Cette dernière lettre est de 1670. Liselotte avait alors dix-huit ans. Elle était fort petite, « sèche comme un copeau[3], » et d’une laideur éclatante, mais point banale, ni ennuyeuse. Elle avait de très petits yeux, un gros nez de travers, de grandes joues plates et pendantes, une fraîcheur appétissante de blonde et d’Allemande, et, illuminant cet ensemble fantasque, un pétillement de vie et de gaieté qui résistait à tous les ennuis. On peut dire quelle sauvait le coup d’œil par sa bonne humeur : « Je me suis moquée toute ma vie de ma laideur, écrivait-elle à la fin de sa vie ; je n’ai fait qu’en rire. Sa Grâce monsieur notre père[4]et notre défunt frère m’ont dit souvent que j’étais laide ; j’en riais et je n’en ai jamais eu de chagrin.

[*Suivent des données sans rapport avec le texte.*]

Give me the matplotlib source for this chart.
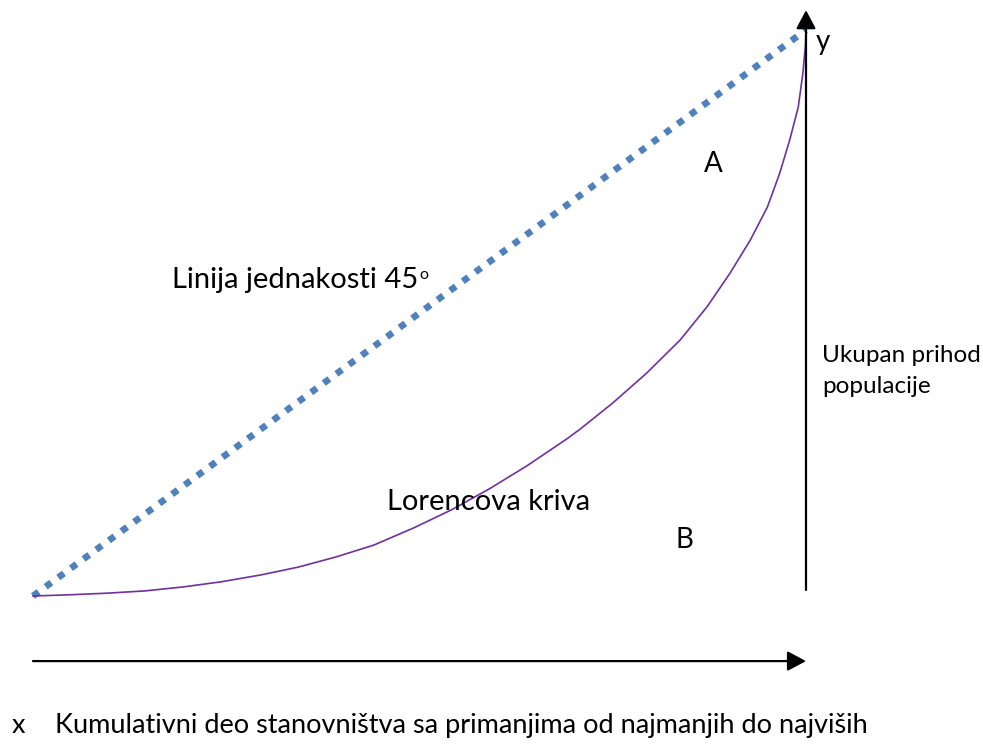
import matplotlib.pyplot as plt

plt.rcParams['font.family'] = ['Lato', 'DejaVu Sans']

# Lorencova kriva (kumulativni udeo stanovništva -> udeo prihoda), očitano sa slike
udeo_stanovnistva = [0, 0.045, 0.096, 0.145, 0.194, 0.243, 0.294, 0.343, 0.392,
                     0.441, 0.492, 0.541, 0.590, 0.639, 0.690, 0.708, 0.750,
                     0.794, 0.837, 0.872, 0.902, 0.928, 0.950, 0.966, 0.979,
                     0.990, 0.996, 0.9993, 1.0]
udeo_prihoda = [0, 0.002, 0.005, 0.009, 0.016, 0.025, 0.037, 0.051, 0.069,
                0.090, 0.120, 0.152, 0.189, 0.230, 0.277, 0.295, 0.341,
                0.394, 0.452, 0.511, 0.571, 0.629, 0.687, 0.747, 0.806,
                0.864, 0.924, 0.973, 1.0]

# Linija jednakosti 45°
jednakost_x = [0, 1]
jednakost_y = [0, 1]

fig = plt.figure(figsize=(9.83, 7.48), dpi=100)
ax = fig.add_axes([33 / 983, 152 / 748, 773 / 983, 566 / 748])
ax.set_xlim(0, 1)
ax.set_ylim(0, 1)
ax.axis('off')

# linija jednakosti (kvadratne tačke)
ax.plot(jednakost_x, jednakost_y, color='#4F81BD', linewidth=4.8,
        linestyle=(0, (1.05, 1.3)), dash_capstyle='butt', clip_on=False)

# Lorencova kriva
ax.plot(udeo_stanovnistva, udeo_prihoda, color='#7030A0', linewidth=1.2,
        clip_on=False, solid_joinstyle='round')

# strelice (ose)
strelica = dict(arrowstyle='-|>,head_length=0.75,head_width=0.4',
                mutation_scale=15, lw=1.6, color='black', shrinkA=0, shrinkB=0)
ax.annotate('', xy=(1.0, 1.035), xytext=(1.0, 0.0106),
            arrowprops=strelica, annotation_clip=False)
ax.annotate('', xy=(1.0, -0.115), xytext=(0.0, -0.115),
            arrowprops=strelica, annotation_clip=False)

# tekstovi
ax.text(1.012, 0.965, 'y', fontsize=20, va='baseline', ha='left')
ax.text(0.880, 0.749, 'A', fontsize=20, va='baseline', ha='center')
t45 = ax.text(0.180, 0.544, 'Linija jednakosti 45', fontsize=21,
              va='baseline', ha='left')
ax.text(0.458, 0.152, 'Lorencova kriva', fontsize=21, va='baseline', ha='left')
ax.text(0.843, 0.085, 'B', fontsize=20, va='baseline', ha='center')
ax.text(1.021, 0.413, 'Ukupan prihod', fontsize=17.5, va='baseline', ha='left')
ax.text(1.021, 0.359, 'populacije', fontsize=17.5, va='baseline', ha='left')
ax.text(-0.027, -0.242, 'x', fontsize=19.5, va='baseline', ha='left')
ax.text(0.028, -0.242,
        'Kumulativni deo stanovništva sa primanjima od najmanjih do najviših',
        fontsize=19.5, va='baseline', ha='left')

# eksponent "o" iza 45
fig.canvas.draw()
sirina = t45.get_window_extent().width * 72 / fig.dpi
ax.annotate('o', xy=(0.180, 0.544), xytext=(sirina + 1, 6.5),
            textcoords='offset points', fontsize=11.5, va='baseline', ha='left')

fig.savefig('out.png', dpi=100, facecolor='white')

Mon frère m’appelait nez de blaireau ; j’en riais de tout mon cœur. » Au fond, cela ne lui était pas aussi indifférent qu’elle se plaît à le dire, puisqu’elle évitait de se voir dans une glace et qu’elle fuyait les regards : « Je me suis toujours trouvée si laide[5], même toute jeune, que je n’aimais pas à être regardée et que je n’ai jamais demandé quoi que ce soit en fait de parure, car les bijoux

  1. Lettres, à Mlle de Degenfeld, des 17 septembre 1665, 23 août 1668 et 24 avril 1664.
  2. Lettres du 20 juillet 1666 et du 24 septembre 1670.
  3. Du 14 juillet 1702, à la raugrave Louise, demi-sœur de Madame.
  4. La lettre, du 22 juin 1719, est adressée à la raugrave Louise.
  5. Cité par Schutz, p. 53, dans Leben und Character der Elisabeth-Charlotte.